Now, I’m all for saving the environment. I believe that we should leave the world in better shape than when we found it, but the poor performance of these Utilitech bulbs, coupled with the fact that they have to be handled like a hazardous material when disposing them due to the amount of mercury they contain, makes me wonder why we have this insane push to get everyone to buy these bulbs.
I don’t think our relatively new bulbs are going to make it through the end of the year. And I’m definitely not going to replace them with CFLs again. I think we are going to end up switching over to LED lightbulbs. This is not the optimal solution, after all, LED bulbs are fairly expensive, but they light up instantly when required to do so and then even work on dimmer switches.

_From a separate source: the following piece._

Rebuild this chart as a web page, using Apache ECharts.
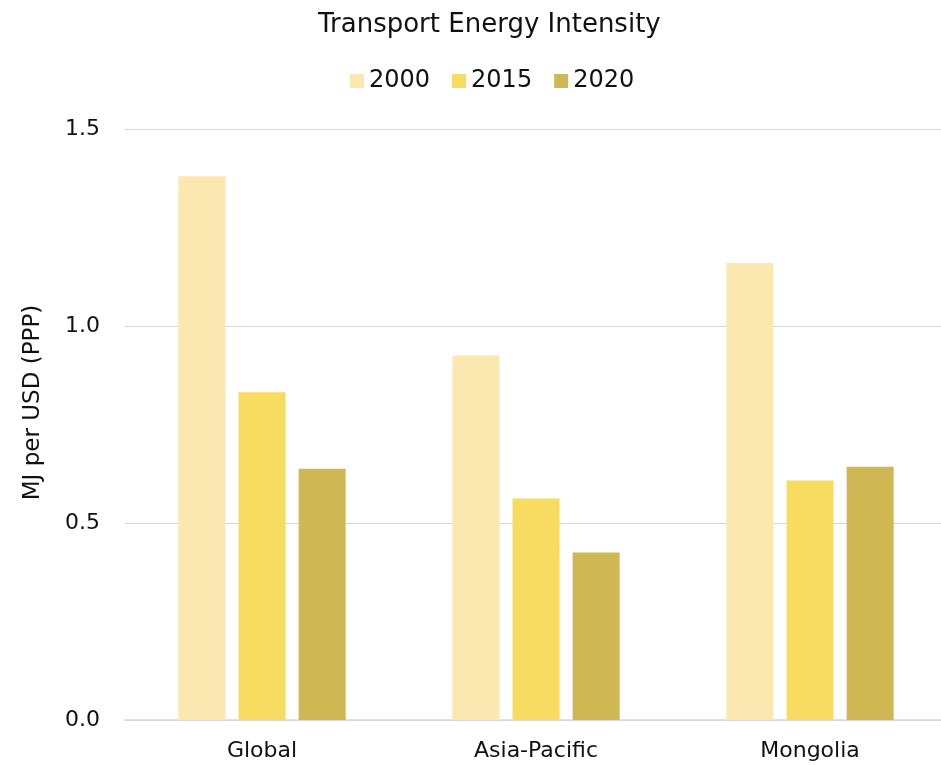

On the other hand, I could go crazy and just stock up on incandescents while I still have the chance.
I have made the decision to forego the CFL in favour of using LED lighting. We have some of our lights on dimmer switches and CFL bulbs do not function well at all on dimmers. The LED lights I have installed in the kitchen don’t dim as well as edison bulbs, but better than CFLs, but I think that has more to do with our poor, old wiring and switches. However, the quality of light for the LED is much better, and closer to daylight than any other bulbs. We had a problem with having to replace incandescent flood bulbs in our recessed lighting on nearly a constant basis. So far, so good with the LED.
Do you have a favorite brand of the LED lights? I’m trying to find a good brand that isn’t going to completely break the bank so I can have consistent lighting throughout the house. That’s another thing with the incandescent alternatives, they can vary wildly in lighting output, even if they’re all advertised to be at the same color temperature.
I don’t recall what I bought, but recall that I purchased them at Home Depot. They were not a no-name brand, so had to be a GE, or LG or something bulb. I wish I could convince the landlords to reimburse us if I replace our dimmer switches to modern useful ones, but the landlords are cheap. REALLY cheap. They balked at replacing outlets for us.
We actually just replaced all the bulbs in our new home with LED’s (LOVE them) we bought CREE bulbs for our regular bulbs, but for the cans we bought feit electric bulbs(found at Costco, the Costco here had partnered with the power company and was selling the bulbs with an instant rebate that made them very affordable). I love that they come on BRIGHTLY as soon as the switch is flipped and love the fact that they work so well on the dimmers in our house.
Hey Tod, Thanks for the lead on the bulbs at Costco. I’m going to look them up this weekend.
I love the LEDs we use. I’ve got a few more CFLs to swap out as they go bad, then we’re all LED.